Code that draws figures
[BEGIN]

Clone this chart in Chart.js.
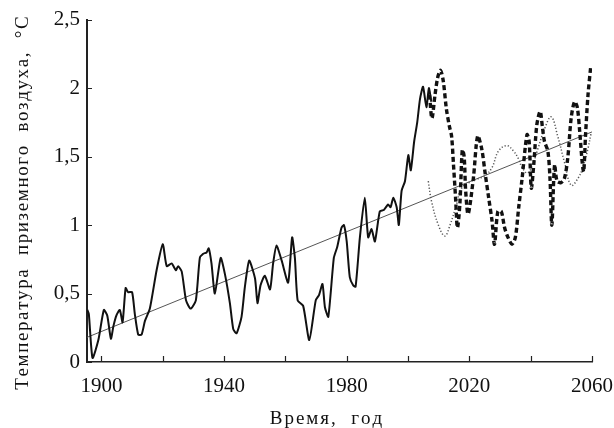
<!DOCTYPE html>
<html>
<head>
  <script src="https://cdn.jsdelivr.net/npm/chart.js"></script>
  <style>body{margin:0}</style>
</head>
<body>
  <canvas id="c" width="614" height="428"></canvas>
  <script>
    // наблюдения (сплошная линия)
    const obsYears = [1895.4, 1895.9, 1897.1, 1899.0, 1900.8, 1901.9, 1903.1, 1903.9, 1904.9, 1906.0,
      1906.9, 1907.9, 1908.7, 1910.0, 1910.9, 1912.0, 1913.1, 1914.2, 1915.8, 1918.0,
      1920.0, 1921.3, 1922.9, 1924.3, 1925.0, 1926.2, 1927.6, 1929.1, 1930.8, 1932.1,
      1933.2, 1934.3, 1935.0, 1935.9, 1937.0, 1938.9, 1940.3, 1941.9, 1943.0, 1944.1,
      1945.7, 1946.8, 1948.2, 1950.1, 1950.9, 1951.9, 1953.3, 1955.0, 1956.0, 1957.1,
      1958.8, 1960.9, 1962.2, 1963.1, 1964.0, 1965.8, 1967.8, 1969.9, 1971.0, 1972.1,
      1972.9, 1974.0, 1975.8, 1976.9, 1978.3, 1979.1, 1980.0, 1981.0, 1982.1, 1982.9,
      1984.3, 1985.9, 1987.0, 1988.1, 1989.2, 1990.8, 1992.1, 1993.5, 1994.3, 1995.2,
      1996.3, 1997.0, 1997.9, 1999.0, 2000.1, 2000.9, 2002.0, 2003.0, 2003.9, 2004.9,
      2006.0, 2006.8, 2007.6];
    const obsValues = [0.38, 0.35, 0.03, 0.16, 0.38, 0.34, 0.17, 0.26, 0.34, 0.38,
      0.29, 0.54, 0.51, 0.51, 0.35, 0.20, 0.20, 0.30, 0.39, 0.67,
      0.86, 0.70, 0.72, 0.67, 0.70, 0.66, 0.45, 0.39, 0.45, 0.76,
      0.79, 0.80, 0.83, 0.72, 0.50, 0.76, 0.64, 0.43, 0.24, 0.21,
      0.33, 0.55, 0.74, 0.61, 0.43, 0.56, 0.63, 0.53, 0.72, 0.85,
      0.74, 0.58, 0.91, 0.76, 0.45, 0.41, 0.16, 0.45, 0.49, 0.57,
      0.40, 0.33, 0.76, 0.84, 0.98, 1.00, 0.88, 0.62, 0.56, 0.55,
      0.91, 1.20, 0.91, 0.97, 0.88, 1.10, 1.11, 1.15, 1.13, 1.20,
      1.13, 1.00, 1.25, 1.32, 1.51, 1.40, 1.61, 1.75, 1.92, 2.01,
      1.86, 2.00, 1.90];

    // прогноз (пунктир)
    const fcYears = [2007.0, 2007.8, 2008.8, 2009.7, 2010.6, 2011.5, 2012.5, 2013.5, 2014.2, 2014.8,
      2015.5, 2016.1, 2016.9, 2017.7, 2018.3, 2018.8, 2019.6, 2021.3, 2022.7, 2024.0,
      2025.2, 2026.3, 2027.4, 2028.2, 2029.3, 2030.4, 2031.5, 2032.6, 2033.9, 2035.0,
      2036.1, 2037.2, 2038.8, 2039.5, 2040.2, 2041.0, 2042.0, 2043.1, 2043.8, 2044.5,
      2045.6, 2046.3, 2046.9, 2047.8, 2048.6, 2049.9, 2051.0, 2052.1, 2053.2, 2054.3,
      2055.2, 2056.0, 2056.8, 2057.3, 2057.9, 2058.7, 2059.6];
    const fcValues = [1.95, 1.78, 1.95, 2.08, 2.13, 2.05, 1.85, 1.72, 1.65, 1.45,
      1.20, 0.98, 1.15, 1.55, 1.50, 1.25, 1.08, 1.34, 1.65, 1.56,
      1.37, 1.20, 1.03, 0.86, 1.10, 1.10, 0.98, 0.91, 0.86, 0.91,
      1.13, 1.34, 1.66, 1.61, 1.27, 1.44, 1.73, 1.83, 1.72, 1.61,
      1.54, 1.34, 1.00, 1.44, 1.32, 1.31, 1.34, 1.49, 1.78, 1.90,
      1.86, 1.68, 1.46, 1.39, 1.66, 1.95, 2.16];

    // циклическая составляющая (точки)
    const cycYears = [2006.6, 2007.7, 2009.9, 2012.0, 2013.7, 2015.8, 2017.5, 2020.7, 2023.0, 2025.1,
      2027.4, 2029.5, 2032.2, 2034.4, 2036.1, 2037.2, 2039.0, 2040.8, 2042.4, 2044.5,
      2046.7, 2048.8, 2051.0, 2053.2, 2055.4, 2057.0, 2058.7, 2059.7];
    const cycValues = [1.32, 1.17, 1.00, 0.92, 1.00, 1.15, 1.27, 1.32, 1.34, 1.36,
      1.42, 1.54, 1.58, 1.54, 1.48, 1.42, 1.38, 1.45, 1.56, 1.70,
      1.79, 1.65, 1.46, 1.29, 1.34, 1.42, 1.56, 1.67];

    // линейный тренд
    const trendYears = [1895.3, 2060];
    const trendValues = [0.18, 1.68];

    const xTickValues = [1900, 1920, 1940, 1960, 1980, 2000, 2020, 2040, 2060];
    const xTickLabels = ['1900', '', '1940', '', '1980', '', '2020', '', '2060'];
    const yTickValues = [0, 0.5, 1, 1.5, 2, 2.5];
    const yTickLabels = ['0', '0,5', '1', '1,5', '2', '2,5'];

    const X_TITLE = 'Время,  год';
    const Y_TITLE = 'Температура  приземного  воздуха,  °С';

    function toPoints(xs, ys) {
      return xs.map((x, i) => ({ x: x, y: ys[i] }));
    }

    // текст с разрядкой, по центру точки (x, y)
    function spacedText(ctx, text, x, y, gap) {
      const chars = Array.from(text);
      const widths = chars.map(ch => ctx.measureText(ch).width);
      const total = widths.reduce((a, b) => a + b, 0) + gap * (chars.length - 1);
      let cx = x - total / 2;
      ctx.textAlign = 'left';
      chars.forEach((ch, i) => {
        ctx.fillText(ch, cx, y);
        cx += widths[i] + gap;
      });
    }

    // короткие внутренние засечки и подписи осей
    const axisDecor = {
      id: 'axisDecor',
      afterDraw(chart) {
        const ctx = chart.ctx;
        const xs = chart.scales.x, ys = chart.scales.y;
        ctx.save();
        ctx.strokeStyle = '#222';
        ctx.lineWidth = 1.2;
        ctx.beginPath();
        xTickValues.forEach(v => {
          const px = Math.round(xs.getPixelForValue(v)) + 0.5;
          ctx.moveTo(px, ys.bottom);
          ctx.lineTo(px, ys.bottom - 6);
        });
        yTickValues.forEach(v => {
          const py = Math.round(ys.getPixelForValue(v)) + 0.5;
          ctx.moveTo(xs.left, py);
          ctx.lineTo(xs.left + 5, py);
        });
        ctx.stroke();

        ctx.fillStyle = '#111';
        ctx.font = '19px "Liberation Serif"';
        ctx.textBaseline = 'alphabetic';
        spacedText(ctx, X_TITLE, 326, 424, 2);
        ctx.translate(28, 203);
        ctx.rotate(-Math.PI / 2);
        spacedText(ctx, Y_TITLE, 0, 0, 1.6);
        ctx.restore();
      }
    };

    new Chart(document.getElementById('c'), {
      type: 'line',
      data: {
        datasets: [
          {
            label: 'тренд',
            data: toPoints(trendYears, trendValues),
            borderColor: '#555',
            borderWidth: 1,
            pointRadius: 0,
            order: 4
          },
          {
            label: 'цикл',
            data: toPoints(cycYears, cycValues),
            borderColor: '#555',
            borderWidth: 1.5,
            borderDash: [1.2, 2],
            pointRadius: 0,
            tension: 0.4,
            order: 3
          },
          {
            label: 'прогноз',
            data: toPoints(fcYears, fcValues),
            borderColor: '#111',
            borderWidth: 3.4,
            borderDash: [5, 3],
            pointRadius: 0,
            tension: 0.3,
            order: 2
          },
          {
            label: 'наблюдения',
            data: toPoints(obsYears, obsValues),
            borderColor: '#111',
            borderWidth: 2,
            pointRadius: 0,
            tension: 0.2,
            order: 1
          }
        ]
      },
      options: {
        responsive: false,
        animation: false,
        layout: {
          padding: { top: 17, right: 22, left: 0, bottom: 0 }
        },
        plugins: {
          legend: { display: false },
          tooltip: { enabled: false }
        },
        scales: {
          x: {
            type: 'linear',
            min: 1895.3,
            max: 2060,
            afterFit: s => { s.height = 66; s.paddingRight = 0; },
            afterBuildTicks: s => { s.ticks = xTickValues.map(v => ({ value: v })); },
            grid: { display: false, drawTicks: false },
            border: { display: true, color: '#222', width: 1.5 },
            ticks: {
              autoSkip: false,
              maxRotation: 0,
              padding: 12,
              color: '#111',
              font: { family: 'Liberation Serif', size: 21 },
              callback: (v) => xTickLabels[xTickValues.indexOf(v)]
            }
          },
          y: {
            min: 0,
            max: 2.5,
            afterFit: s => { s.width = 87; },
            afterBuildTicks: s => { s.ticks = yTickValues.map(v => ({ value: v })); },
            grid: { display: false, drawTicks: false },
            border: { display: true, color: '#222', width: 2 },
            ticks: {
              padding: 7,
              color: '#111',
              font: { family: 'Liberation Serif', size: 21 },
              callback: (v) => yTickLabels[yTickValues.indexOf(v)]
            }
          }
        }
      },
      plugins: [axisDecor]
    });
  </script>
</body>
</html>
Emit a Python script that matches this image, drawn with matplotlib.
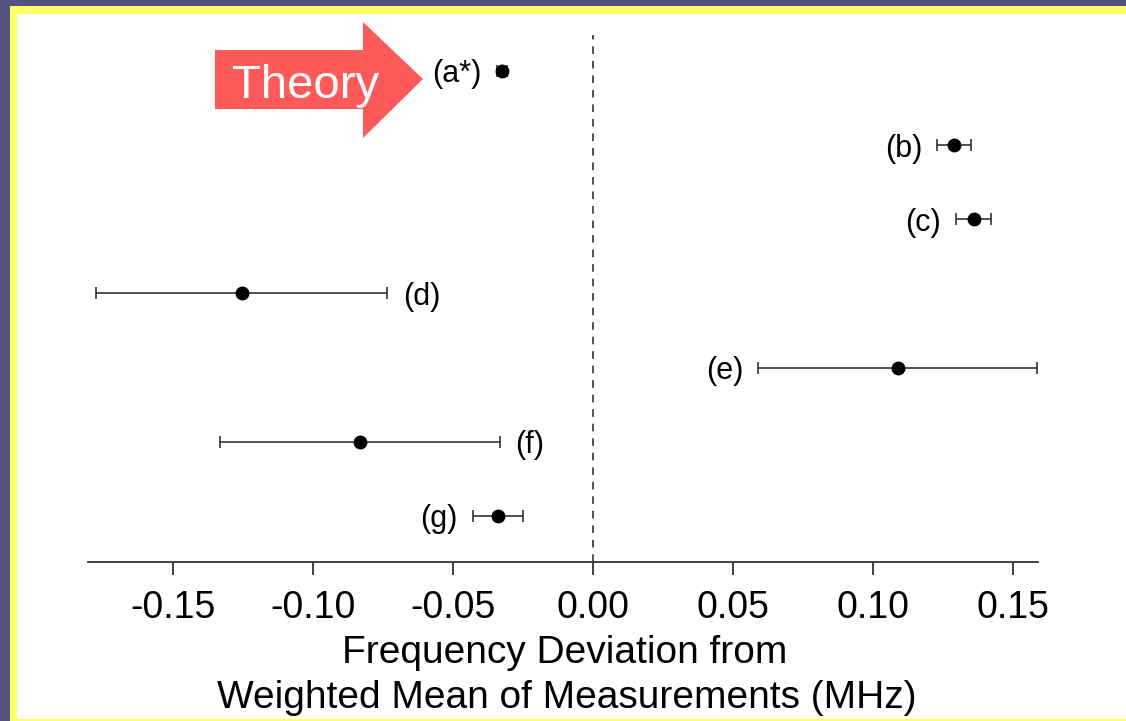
import matplotlib
matplotlib.use("Agg")
import matplotlib.pyplot as plt
from matplotlib.patches import Rectangle, Polygon

plt.rcParams['font.family'] = ['Liberation Sans', 'DejaVu Sans']

# ---- data ----
labels = ["(a*)", "(b)", "(c)", "(d)", "(e)", "(f)", "(g)"]
values = [-0.0326, 0.129, 0.136, -0.1254, 0.1089, -0.0832, -0.0340]
errors = [0.0018, 0.0060, 0.0062, 0.0520, 0.0498, 0.0500, 0.0090]
rows = [7, 6, 5, 4, 3, 2, 1]
label_side = ["left", "left", "left", "right", "left", "right", "left"]
tick_values = [-0.15, -0.10, -0.05, 0.00, 0.05, 0.10, 0.15]
tick_labels = ["-0.15", "-0.10", "-0.05", "0.00", "0.05", "0.10", "0.15"]
xlabel_lines = ["Frequency Deviation from", "Weighted Mean of Measurements (MHz)"]
arrow_text = "Theory"

W, H = 1126, 721
fig = plt.figure(figsize=(W / 100, H / 100), dpi=100)
fig.patch.set_facecolor("#53537F")

def fx(x):
    return x / W

def fy(y):
    return (H - y) / H

# frame: yellow band and white panel
fig.patches.append(Rectangle((fx(10), 0), 1 - fx(10), fy(6), transform=fig.transFigure,
                             facecolor="#FFFF66", edgecolor="none", zorder=-3))
fig.patches.append(Rectangle((fx(17), fy(719)), 1 - fx(17), fy(14) - fy(719),
                             transform=fig.transFigure, facecolor="white",
                             edgecolor="none", zorder=-2))

ax = fig.add_axes([fx(88), fy(562), (1038 - 88) / W, (562 - 35) / H])
ax.set_facecolor("none")
ax.set_xlim(-0.18036, 0.15893)
ax.set_ylim(0.38, 7.485)

ax.errorbar(values, rows, xerr=errors, fmt="o", color="black", ecolor="#222222",
            markersize=9, elinewidth=1.1, capsize=4.3, capthick=1.1, zorder=3)

ax.axvline(0, color="#222222", linestyle=(0, (5, 4.5)), linewidth=1.1, zorder=1)

gap = 11
for lab, v, e, r, side in zip(labels, values, errors, rows, label_side):
    if side == "left":
        ax.annotate(lab, xy=(v - e, r), xytext=(-gap, -2.5), textcoords="offset points",
                    ha="right", va="center", fontsize=22, color="black")
    else:
        ax.annotate(lab, xy=(v + e, r), xytext=(gap, -2.5), textcoords="offset points",
                    ha="left", va="center", fontsize=22, color="black")

for s in ["top", "right", "left"]:
    ax.spines[s].set_visible(False)
ax.spines["bottom"].set_color("#333333")
ax.spines["bottom"].set_linewidth(1.3)
ax.set_yticks([])
ax.set_xticks(tick_values)
ax.set_xticklabels(tick_labels)
ax.tick_params(axis="x", direction="out", length=9.5, width=1.3, color="#333333",
               labelsize=27, pad=11)

# x label as two centered lines
fig.text(fx(565), fy(663), xlabel_lines[0], ha="center", va="baseline", fontsize=28)
fig.text(fx(567), fy(708), xlabel_lines[1], ha="center", va="baseline", fontsize=28)

# Theory arrow
arrow_px = [(215, 50), (363, 50), (363, 22), (423, 79), (363, 138), (363, 109), (215, 109)]
fig.patches.append(Polygon([(fx(x), fy(y)) for x, y in arrow_px], closed=True,
                           transform=fig.transFigure, facecolor="#FF5A5A",
                           edgecolor="none", zorder=2))
fig.text(fx(306), fy(98), arrow_text, ha="center", va="baseline", fontsize=34,
         color="white", zorder=5)

fig.savefig("out.png", dpi=100, facecolor=fig.get_facecolor())
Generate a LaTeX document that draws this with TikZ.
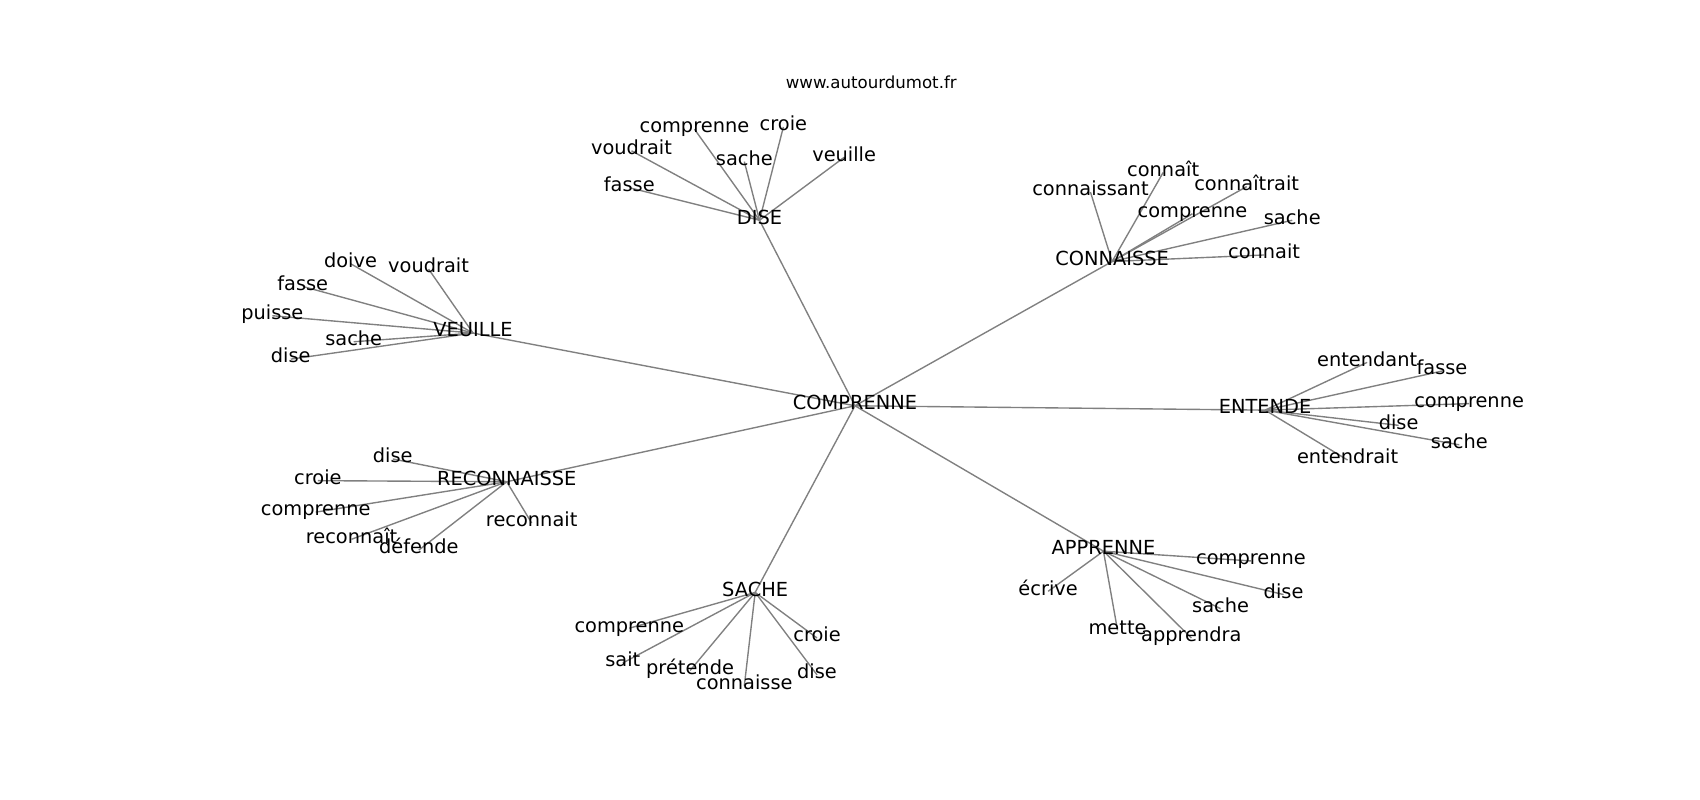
\documentclass[tikz,border=0pt]{standalone}
\usepackage{fontspec}
\setmainfont{DejaVu Sans}
\usepackage{tikz}
\usetikzlibrary{backgrounds}
\definecolor{edgegray}{HTML}{808080}

\begin{document}
\begin{tikzpicture}[x=0.01085in, y=-0.01085in, font=\fontsize{14}{16}\selectfont]
    \tikzstyle{word} = [inner sep=0pt, text height=0.76em, text depth=0.21em]
    \tikzstyle{link} = [draw=edgegray, line width=1pt]

    \useasboundingbox (0,-2) rectangle (1566.8,735.3);

    \node (title) [word, font=\fontsize{12}{14}\selectfont] at (803,76) {www.autourdumot.fr};

    \node (comprenne)   [word] at (788,372)  {COMPRENNE};
    \node (dise)        [word] at (700,201)  {DISE};
    \node (connaisse)   [word] at (1025,239) {CONNAISSE};
    \node (veuille)     [word] at (436,305)  {VEUILLE};
    \node (entende)     [word] at (1166,376) {ENTENDE};
    \node (reconnaisse) [word] at (467,442)  {RECONNAISSE};
    \node (sache)       [word] at (696,544)  {SACHE};
    \node (apprenne)    [word] at (1017,506) {APPRENNE};

    % DISE
    \node (di-comprenne) [word] at (640,117) {comprenne};
    \node (di-croie)     [word] at (722,115) {croie};
    \node (di-voudrait)  [word] at (582,137) {voudrait};
    \node (di-sache)     [word] at (686,147) {sache};
    \node (di-veuille)   [word] at (778,143) {veuille};
    \node (di-fasse)     [word] at (580,171) {fasse};

    % CONNAISSE
    \node (co-connait)     [word] at (1072,157) {connaît};
    \node (co-connaissant) [word] at (1005,175) {connaissant};
    \node (co-connaitrait) [word] at (1149,170) {connaîtrait};
    \node (co-comprenne)   [word] at (1099,195) {comprenne};
    \node (co-sache)       [word] at (1191,201) {sache};
    \node (co-connait2)    [word] at (1165,233) {connait};

    % VEUILLE
    \node (ve-doive)    [word] at (323,241) {doive};
    \node (ve-voudrait) [word] at (395,246) {voudrait};
    \node (ve-fasse)    [word] at (279,262) {fasse};
    \node (ve-puisse)   [word] at (251,289) {puisse};
    \node (ve-sache)    [word] at (326,313) {sache};
    \node (ve-dise)     [word] at (268,329) {dise};

    % ENTENDE
    \node (en-entendant)  [word] at (1260,332) {entendant};
    \node (en-fasse)      [word] at (1329,340) {fasse};
    \node (en-comprenne)  [word] at (1354,370) {comprenne};
    \node (en-dise)       [word] at (1289,390) {dise};
    \node (en-sache)      [word] at (1345,408) {sache};
    \node (en-entendrait) [word] at (1242,422) {entendrait};

    % RECONNAISSE
    \node (re-dise)        [word] at (362,421) {dise};
    \node (re-croie)       [word] at (293,441) {croie};
    \node (re-comprenne)   [word] at (291,470) {comprenne};
    \node (re-reconnait)   [word] at (324,495) {reconnaît};
    \node (re-defende)     [word] at (386,505) {défende};
    \node (re-reconnait2)  [word] at (490,480) {reconnait};

    % SACHE
    \node (sa-comprenne) [word] at (580,577) {comprenne};
    \node (sa-croie)     [word] at (753,586) {croie};
    \node (sa-sait)      [word] at (574,609) {sait};
    \node (sa-pretende)  [word] at (636,616) {prétende};
    \node (sa-connaisse) [word] at (686,630) {connaisse};
    \node (sa-dise)      [word] at (753,620) {dise};

    % APPRENNE
    \node (ap-comprenne) [word] at (1153,515) {comprenne};
    \node (ap-ecrive)    [word] at (966,543)  {écrive};
    \node (ap-dise)      [word] at (1183,546) {dise};
    \node (ap-sache)     [word] at (1125,559) {sache};
    \node (ap-mette)     [word] at (1030,579) {mette};
    \node (ap-apprendra) [word] at (1098,586) {apprendra};

    \begin{scope}[on background layer]
      \foreach \hub in {dise, connaisse, veuille, entende, reconnaisse, sache, apprenne}
        \draw [link] (comprenne.center) -- (\hub.center);
      \foreach \w in {comprenne, croie, voudrait, sache, veuille, fasse}
        \draw [link] (dise.center) -- (di-\w.center);
      \foreach \w in {connait, connaissant, connaitrait, comprenne, sache, connait2}
        \draw [link] (connaisse.center) -- (co-\w.center);
      \foreach \w in {doive, voudrait, fasse, puisse, sache, dise}
        \draw [link] (veuille.center) -- (ve-\w.center);
      \foreach \w in {entendant, fasse, comprenne, dise, sache, entendrait}
        \draw [link] (entende.center) -- (en-\w.center);
      \foreach \w in {dise, croie, comprenne, reconnait, defende, reconnait2}
        \draw [link] (reconnaisse.center) -- (re-\w.center);
      \foreach \w in {comprenne, croie, sait, pretende, connaisse, dise}
        \draw [link] (sache.center) -- (sa-\w.center);
      \foreach \w in {comprenne, ecrive, dise, sache, mette, apprendra}
        \draw [link] (apprenne.center) -- (ap-\w.center);
    \end{scope}
\end{tikzpicture}
\end{document}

[END]

**AIM OF THE EXERCISE**
In the entries above, find the line that contains "1.86, 2.00, 1.90];", then repeat exactly every line from the first one through that line, with no pictures.

**RESPONSE**
Clone this chart in Chart.js.
<!DOCTYPE html>
<html>
<head>
  <script src="https://cdn.jsdelivr.net/npm/chart.js"></script>
  <style>body{margin:0}</style>
</head>
<body>
  <canvas id="c" width="614" height="428"></canvas>
  <script>
    // наблюдения (сплошная линия)
    const obsYears = [1895.4, 1895.9, 1897.1, 1899.0, 1900.8, 1901.9, 1903.1, 1903.9, 1904.9, 1906.0,
      1906.9, 1907.9, 1908.7, 1910.0, 1910.9, 1912.0, 1913.1, 1914.2, 1915.8, 1918.0,
      1920.0, 1921.3, 1922.9, 1924.3, 1925.0, 1926.2, 1927.6, 1929.1, 1930.8, 1932.1,
      1933.2, 1934.3, 1935.0, 1935.9, 1937.0, 1938.9, 1940.3, 1941.9, 1943.0, 1944.1,
      1945.7, 1946.8, 1948.2, 1950.1, 1950.9, 1951.9, 1953.3, 1955.0, 1956.0, 1957.1,
      1958.8, 1960.9, 1962.2, 1963.1, 1964.0, 1965.8, 1967.8, 1969.9, 1971.0, 1972.1,
      1972.9, 1974.0, 1975.8, 1976.9, 1978.3, 1979.1, 1980.0, 1981.0, 1982.1, 1982.9,
      1984.3, 1985.9, 1987.0, 1988.1, 1989.2, 1990.8, 1992.1, 1993.5, 1994.3, 1995.2,
      1996.3, 1997.0, 1997.9, 1999.0, 2000.1, 2000.9, 2002.0, 2003.0, 2003.9, 2004.9,
      2006.0, 2006.8, 2007.6];
    const obsValues = [0.38, 0.35, 0.03, 0.16, 0.38, 0.34, 0.17, 0.26, 0.34, 0.38,
      0.29, 0.54, 0.51, 0.51, 0.35, 0.20, 0.20, 0.30, 0.39, 0.67,
      0.86, 0.70, 0.72, 0.67, 0.70, 0.66, 0.45, 0.39, 0.45, 0.76,
      0.79, 0.80, 0.83, 0.72, 0.50, 0.76, 0.64, 0.43, 0.24, 0.21,
      0.33, 0.55, 0.74, 0.61, 0.43, 0.56, 0.63, 0.53, 0.72, 0.85,
      0.74, 0.58, 0.91, 0.76, 0.45, 0.41, 0.16, 0.45, 0.49, 0.57,
      0.40, 0.33, 0.76, 0.84, 0.98, 1.00, 0.88, 0.62, 0.56, 0.55,
      0.91, 1.20, 0.91, 0.97, 0.88, 1.10, 1.11, 1.15, 1.13, 1.20,
      1.13, 1.00, 1.25, 1.32, 1.51, 1.40, 1.61, 1.75, 1.92, 2.01,
      1.86, 2.00, 1.90];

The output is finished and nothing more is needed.